Honestly, this is the first time I’ve been this fearful about writing a chapter. Maybe it’s because this particular main character I’ve already tortured more than any other I’ve ever written. Maybe it’s because I know this is really going to SUCK. I’m afraid to find out the reactions to this particular moment of the other characters. I’m afraid to make my main character hurt more than I’ve already hurt her. It’s probably going to take me the rest of the day to get over this hump, but get over it I shall and then both my main character and I will be able to move on. That will be a glorious moment, but it still doesn’t ease my fears about this chapter.
Let’s see…what have I done this afternoon other than writing this chapter? I’ve read other books, watched bits and pieces of movies airing on TV…I’ve checked Facebook and Twitter so much that there’s nothing new anymore…I’ve checked my email copiously (in case you’re wondering, there’s nothing new)…I’ve watched multiple shows on Food Network. I talked to the Girl Scout who stopped by our house while my mom was ordering cookies. I looked on ebay for fingerless gloves. I remembered that I own fingerless mittens from high school marching band, and went on a hunt for those in the basement. I read some more. I decided I REALLY needed to chew some gum, so I needed to find that too. I decided I was cold and needed to go find my sweatshirt blanket and slippers. I went and poured myself a glass of sparkling water, which I then spilled on my writing desk, so I had to clean that up too. I’ve wandered around the house.

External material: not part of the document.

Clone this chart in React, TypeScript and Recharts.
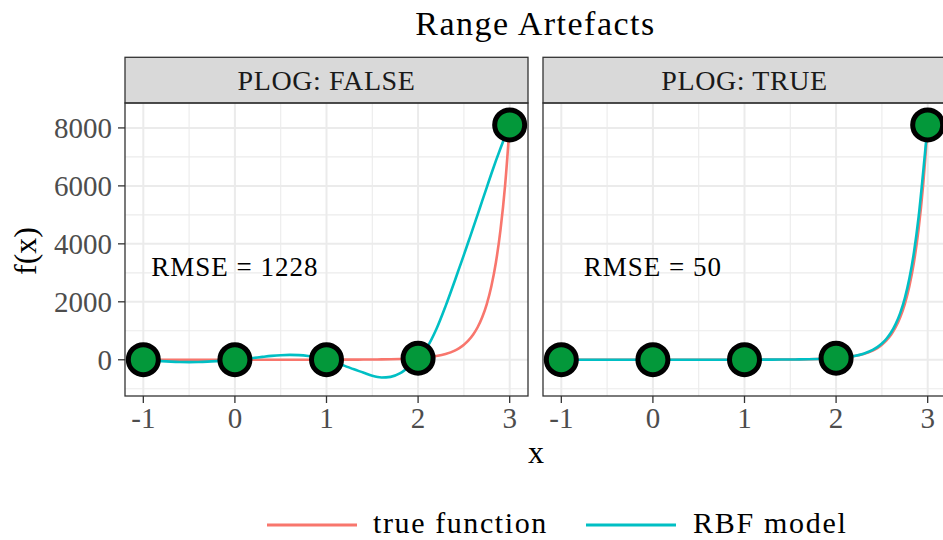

Every so often, I decide to write another few sentences in the chapter before I choose to check Facebook again.
I’m sure this chapter will get written eventually today…or tomorrow…and when that happens, I’ll feel so much better. But that doesn’t change how much I DON’T WANT to write this chapter. As much as I KNOW this chapter has to happen, I still don’t want it to. So I will now go and stare at my Word document again, perhaps write another few sentences, and then resume watching Food Network.